Windmill makes it easy to perform browser automation tasks, such as testing or web scraping.

info

Not sure what a worker group is? You should probably read about it first.

By default, a worker group named reports is available which will handle jobs with the chromium tag. Workers assigned to this group will install chromium on start (learn more about init scripts). You have to set the worker group of at least one worker to reports. There is a sample worker container definition called windmill_worker_reports in the docker-compose.yml file which you can uncomment to quickly start a worker with the right worker group.

The chromium binary will be available on these workers at /usr/bin/chromium. You will need to disable the sandbox to run it inside windmill workers. You can do this by passing the --no-sandbox flag.

caution

Running chromium without the sandbox is a security risk. Make sure you trust the website you are visiting.

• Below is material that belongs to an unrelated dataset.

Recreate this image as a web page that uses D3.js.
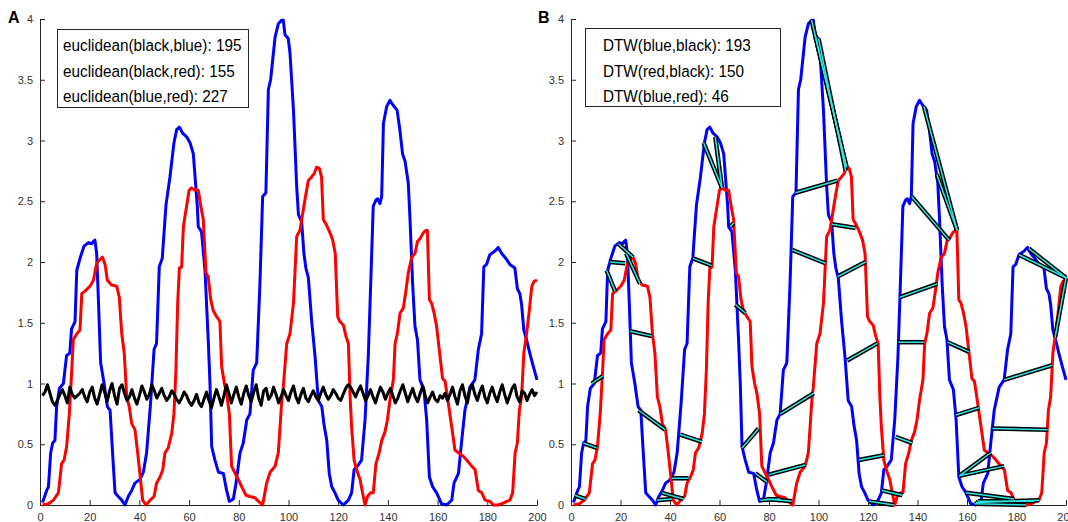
<html>
<script src='https://d3js.org/d3.v7.min.js'></script>
<style>
body {margin: 0; background: white;}
.tick text {font-family: 'Liberation Sans', Arial, sans-serif; font-size: 11px; fill: #333;}
.domain, .tick line {stroke: #262626;}
.legend text {font-family: 'Liberation Sans', Arial, sans-serif; font-size: 17px; fill: #000;}
</style>
<body onload='init()'>
<svg width=1068 height=522></svg>
<script>
// blue series: x positions and values (vertices)
var blueX = [1,2.7,3.4,4.3,5.1,6,6.7,7.8,9.4,10.7,12,12.7,14.1,14.8,16.1,17.7,19.5,20.8,21.5,22.1,22.8,23.5,24.4,25.8,27.1,28.2,29.2,30.2,31.5,32.9,34.2,35.5,36.9,38.2,40.2,41.6,42.9,44.5,45.9,46.9,48,49.2,50.7,52.3,53.9,55,56.1,57.4,59,60.4,61.7,62.4,63.3,63.7,65,66.4,67.7,68.4,69.1,70.4,71.8,73.8,75.1,76.2,77.8,78.9,80.5,81.8,83.2,84.5,85.8,87.2,88.5,89.6,90.9,91.9,92.8,94.6,95.9,97.2,97.9,98.6,99.9,100.6,102,103.3,104,105.3,106.2,107,108,109.3,110.7,112,113.4,114.3,115.4,116.4,117.4,118.7,120,122.1,124.1,125.4,126.4,128.1,129.4,130.8,132.1,133,134.1,135.2,135.9,136.8,137.5,138.2,139.5,140.8,142.1,143.7,144.8,145.9,146.9,148.2,148.9,150,150.9,151.9,152.9,154.5,155.6,156.7,158,159.6,161.6,163.6,165.7,166.6,168.4,169.7,171,173,175,176.4,177.7,178.6,179.7,181,183.1,184.4,185.8,187.8,189.1,191.1,192.1,193.1,193.8,194.7,195.8,197.1,198.5,200];
var blueY = [0.02,0.12,0.15,0.43,0.51,0.53,0.81,0.96,1.0,1.23,1.25,1.45,1.51,1.93,2.03,2.13,2.16,2.15,2.17,2.18,2.07,1.69,1.17,1.0,0.81,0.78,0.43,0.1,0.07,0.04,0,0.07,0.12,0.18,0.21,0.27,0.43,0.84,1.28,1.33,1.96,2.03,2.47,2.70,2.98,3.09,3.11,3.06,3.03,2.98,2.89,2.70,2.46,2.29,2.25,1.93,1.36,1.0,0.48,0.37,0.27,0.26,0.12,0.03,0.05,0.18,0.43,0.51,0.70,0.75,1.11,1.17,1.82,2.54,2.57,3.42,3.50,3.85,3.96,3.99,3.99,3.87,3.84,3.72,3.25,2.62,2.39,2.33,2.07,1.95,1.87,1.52,1.22,0.86,0.81,0.66,0.53,0.26,0.15,0.10,0.04,0,0.04,0.10,0.29,0.33,0.37,0.70,1.22,1.77,2.46,2.51,2.52,2.48,2.54,3.14,3.28,3.33,3.29,3.25,3.09,2.89,2.83,2.65,2.35,1.80,1.47,1.36,1.03,0.95,0.70,0.23,0.15,0.10,0.01,0,0.04,0.18,0.26,0.53,0.78,0.97,1.03,1.28,1.41,1.96,1.98,2.06,2.09,2.12,2.07,2.02,1.98,1.95,1.78,1.74,1.65,1.44,1.36,1.25,1.14,1.03];

// red series
var redX = [1,3.4,5.4,7.4,8.7,9.7,10.7,11.8,12.7,13.4,14.8,16.1,16.8,18.1,20.1,21.5,22.8,24.1,25.1,26.2,27.1,28.8,30.9,31.9,32.9,33.9,34.9,35.9,36.9,38.2,39.2,40.2,41.3,42.7,44.3,45.9,46.9,48.3,49.4,50.3,51.6,53,53.9,54.7,55.4,56.1,57,57.7,58.3,59,60,61,62.4,63.7,64.7,65.7,66.8,67.7,68.7,69.7,71.1,72.4,73.1,74.2,75.1,76.2,77.1,78.5,79.8,81.2,82.9,84.5,86.5,87.9,89.6,91.2,92.6,94.6,95.9,97.3,97.9,99.3,100.6,102,103.3,104.6,106.2,107.1,108,109.3,110.4,111.3,112.4,113.3,114,115.4,116.7,117.8,118.8,119.8,120.7,122.1,123.1,124.1,124.8,125.4,126.4,127.4,128.8,129.8,130.8,131.8,133,134.1,135.2,136.5,137.5,138.8,139.8,140.8,142.2,142.9,143.8,144.9,146.2,147.3,148.2,149.6,150.9,151.9,152.9,154.2,155.3,155.9,156.7,157.6,158.6,159.6,161,162,163,164.3,165.7,167,168.4,170.4,171.7,173.3,175.1,176.4,177.8,179.1,181.1,182.4,184.4,185.8,187.8,189.1,190.2,191.2,192.1,192.9,193.8,194.7,195.8,196.9,197.9,198.8,200];
var redY = [0,0.01,0.04,0.10,0.34,0.37,0.48,0.75,1.08,1.36,1.41,1.44,1.74,1.76,1.80,1.85,1.99,2.02,2.04,1.98,1.85,1.81,1.80,1.71,1.41,1.25,0.89,0.81,0.67,0.62,0.45,0.26,0.04,0,0.04,0.07,0.18,0.23,0.29,0.43,0.47,0.59,0.75,1.11,1.66,1.95,1.96,2.29,2.37,2.46,2.59,2.61,2.59,2.59,2.46,2.35,1.91,1.88,1.69,1.60,1.55,1.51,1.14,1.0,0.92,0.75,0.32,0.26,0.21,0.15,0.08,0.07,0.06,0.03,0,0.18,0.27,0.32,0.43,0.86,0.97,1.33,1.41,1.66,2.21,2.26,2.46,2.57,2.67,2.70,2.73,2.78,2.77,2.70,2.35,2.30,2.24,2.18,2.07,1.55,1.51,1.48,1.39,1.33,0.89,0.64,0.37,0.29,0.21,0.10,0,0.07,0.10,0.10,0.34,0.43,0.53,0.60,0.70,0.86,1.03,1.33,1.41,1.58,1.62,1.77,1.91,2.04,2.07,2.17,2.19,2.24,2.26,2.26,1.69,1.66,1.58,1.47,1.22,1.04,1.02,0.84,0.64,0.45,0.43,0.40,0.37,0.33,0.29,0.12,0.10,0.04,0.03,0,0,0.01,0.03,0.04,0.10,0.43,0.51,0.78,0.89,1.25,1.41,1.60,1.80,1.84,1.85];

// black series, one value per sample 1..200
var blackY = [
0.90,0.93,0.99,0.92,0.85,0.82,0.86,0.91,0.95,0.90,0.84,0.97,0.91,0.88,0.90,0.92,0.95,0.89,0.85,0.93,
0.97,0.88,0.83,0.91,0.99,0.93,0.85,0.94,1.00,0.90,0.83,0.96,0.99,0.92,0.86,0.89,0.95,0.88,0.83,0.90,
0.98,0.93,0.87,0.91,0.99,0.94,0.88,0.92,0.96,0.90,0.86,0.89,0.94,0.91,0.87,0.84,0.88,0.93,0.90,0.85,
0.82,0.86,0.91,0.84,0.81,0.87,0.93,0.86,0.80,0.88,0.95,0.89,0.82,0.90,0.99,0.92,0.84,0.91,0.97,0.89,
0.83,0.92,0.98,0.90,0.85,0.93,0.99,0.88,0.82,0.94,0.96,0.87,0.90,0.97,0.91,0.84,0.89,0.95,0.90,0.86,
0.93,0.98,0.89,0.84,0.91,0.96,0.88,0.85,0.90,0.94,0.89,0.86,0.92,0.97,0.91,0.87,0.90,0.95,0.92,0.88,
0.86,0.91,0.96,0.99,0.97,0.93,0.89,0.94,0.98,0.92,0.86,0.90,0.95,0.89,0.84,0.91,0.97,0.93,0.87,0.92,
0.96,0.90,0.84,0.88,0.94,0.99,0.92,0.85,0.91,0.96,0.89,0.85,0.92,0.98,0.90,0.84,0.89,0.93,0.87,0.85,
0.90,0.88,0.92,0.86,0.91,0.97,0.89,0.83,0.94,0.99,0.90,0.84,0.95,0.99,0.91,0.86,0.93,0.98,0.89,0.84,
0.92,0.97,0.90,0.85,0.93,0.99,0.91,0.84,0.90,0.96,0.99,0.89,0.85,0.94,0.92,0.86,0.91,0.95,0.90,0.93];

// DTW links: point on blue (x, y) joined to point on red (x, y)
var linkBlueX = [1.5,5,8.4,14.4,15.8,19.2,22.3,23.9,27.3,34.7,36.7,40.8,44.1,49.3,53.6,58.3,64.4,66.4,69.1,74.5,76.5,79.2,79.9,84.6,89.3,90.7,97.2,98.6,100,105.5,107.7,111.6,116.3,120.4,125.6,131.2,132.3,132.9,137.6,142.6,147.8,152.1,155.5,156.9,156.9,159.6,163,163.6,164.5,170.3,175,181,185,195.6];
var linkBlueY = [0.08,0.51,1.00,1.93,2.00,2.15,2.07,1.43,0.78,0.04,0.10,0.22,0.58,2.03,2.98,3.03,2.29,1.65,0.47,0.26,0.04,0.05,0.25,0.75,2.10,2.57,3.99,3.87,3.84,2.31,1.88,1.19,0.37,0.03,0.12,0.56,1.34,1.71,2.54,3.28,2.72,1.34,0.74,0.24,0.24,0.10,0.01,0.02,0.03,0.63,1.03,2.06,2.11,1.38];
var linkRedX  = [5.7,10.4,12.8,17.8,21.9,25,27.9,32.7,38,40.8,45.5,47.5,52.9,56.9,61,61,65.7,70.4,75.8,79.2,84.6,89.3,94.7,98.1,102.8,107.6,111.3,111.3,111,115,119,123.8,126.4,130.5,133.9,137.9,142.6,148,152.8,156,156,160.9,164.9,169.6,175,179,183.8,189.2,187,192.5,194.4,200,200,200];
var linkRedY  = [0.05,0.47,1.06,1.76,1.99,2.04,1.82,1.39,0.62,0.05,0.05,0.22,0.52,1.97,2.61,2.61,2.32,1.58,0.63,0.19,0.05,0.03,0.33,0.92,1.99,2.67,2.78,2.78,2.75,2.28,2.00,1.33,0.41,0.00,0.08,0.51,1.34,1.82,2.18,2.26,2.26,1.26,0.80,0.43,0.32,0.05,0.00,0.04,0.03,0.62,1.15,1.87,1.87,1.87];

var yTicks = [0,0.5,1,1.5,2,2.5,3,3.5,4];
var xTicks = [0,20,40,60,80,100,120,140,160,180,200];
var legendA = ["euclidean(black,blue): 195", "euclidean(black,red): 155", "euclidean(blue,red): 227"];
var legendB = ["DTW(blue,black): 193", "DTW(red,black): 150", "DTW(blue,red): 46"];

function init() {
  var svg = d3.select("svg");
  var y = d3.scaleLinear().domain([0, 4]).range([505, 19]);

  function panel(x0, x1, label, legend, box, textX) {
    var x = d3.scaleLinear().domain([0, 200]).range([x0, x1]);
    var g = svg.append("g");
    g.append("g").attr("transform", "translate(0,505)")
      .call(d3.axisBottom(x).tickValues(xTicks).tickSizeInner(-5).tickSizeOuter(0).tickPadding(8));
    g.append("g").attr("transform", "translate(" + x0 + ",0)")
      .call(d3.axisLeft(y).tickValues(yTicks).tickFormat(d3.format("~g")).tickSizeInner(-5).tickSizeOuter(0).tickPadding(7));
    svg.append("text").attr("x", label[1]).attr("y", 23).text(label[0])
      .style("font-family", "'Liberation Sans', Arial, sans-serif").style("font-weight", "bold").style("font-size", "16px");
    var lg = svg.append("g").attr("class", "legend");
    lg.append("rect").attr("x", box[0]).attr("y", box[1]).attr("width", box[2]).attr("height", box[3])
      .attr("fill", "white").attr("stroke", "#262626").attr("stroke-width", 1);
    // the original font is narrow, squeeze the text sideways
    lg.selectAll("text").data(legend).enter().append("text")
      .attr("transform", function(d, i) { return "translate(" + textX + "," + (51 + i * 25.5) + ") scale(0.9,1)"; })
      .text(function(d) { return d; });
    return x;
  }

  function curve(x, xs, ys, color) {
    var line = d3.line().x(function(d) { return x(d[0]); }).y(function(d) { return y(d[1]); });
    svg.append("path").datum(xs.map(function(v, i) { return [v, ys[i]]; }))
      .attr("d", line).attr("fill", "none").attr("stroke", color)
      .attr("stroke-width", 3).attr("stroke-linejoin", "round");
  }

  // panel A
  var xa = panel(40, 537, ["A", 8], legendA, [57.5, 29.5, 191, 78], 63);
  curve(xa, blueX, blueY, "#0000ff");
  curve(xa, redX, redY, "#ff0000");
  curve(xa, blackY.map(function(d, i) { return i + 1; }), blackY, "#000000");

  // panel B
  var xb = panel(571, 1066, ["B", 538], legendB, [585.5, 28.5, 195, 78], 603);
  curve(xb, blueX, blueY, "#0000ff");
  curve(xb, redX, redY, "#ff0000");

  var links = linkBlueX.map(function(b, i) {
    return [xb(b), y(linkBlueY[i]), xb(linkRedX[i]), y(linkRedY[i])];
  });
  var lk = svg.append("g");
  lk.selectAll("line.o").data(links).enter().append("line").attr("class", "o")
    .attr("x1", function(d) { return d[0]; }).attr("y1", function(d) { return d[1]; })
    .attr("x2", function(d) { return d[2]; }).attr("y2", function(d) { return d[3]; })
    .attr("stroke", "black").attr("stroke-width", 4.5);
  lk.selectAll("line.i").data(links).enter().append("line").attr("class", "i")
    .attr("x1", function(d) { return d[0]; }).attr("y1", function(d) { return d[1]; })
    .attr("x2", function(d) { return d[2]; }).attr("y2", function(d) { return d[3]; })
    .attr("stroke", "#2ee6e6").attr("stroke-width", 1.5);
}
</script>
</body>
</html>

To run jobs on a chromium-equipped worker, you have to select the chromium tag in the settings of the script or flow step. Learn how here.

Examples using Puppeteer

Here are some basic examples using Puppeteer to get you started with chromium in Deno, Bun, and Python.

Deno

import puppeteer from "npm:puppeteer-core";

export async function main() {
const browser = await puppeteer.launch({
headless: "new",
executablePath: "/usr/bin/chromium",
args: ["--no-sandbox"],
//userDataDir: "./user-data", // this is only required when Windmill is running with nsjail where you don't have access to the default user data dir
});

const page = await browser.newPage();
await page.goto("https://google.ch");

const title = await page.title();

await browser.close();

return title;
}

Bun

import puppeteer from "puppeteer-core";

export async function main() {
const browser = await puppeteer.launch({
headless: "new",
executablePath: "/usr/bin/chromium",
args: ["--no-sandbox"],
});

const page = await browser.newPage();
await page.goto("https://google.ch");

const title = await page.title();

await browser.close();

return title;
}

Python

from pyppeteer import launch
import asyncio

async def pup():
browser = await launch(executablePath="/usr/bin/chromium", args=["--no-sandbox"])
page = await browser.newPage()
await page.goto('https://google.com')
title = await page.title()
await browser.close()
return title

def main():
return asyncio.get_event_loop().run_until_complete(pup())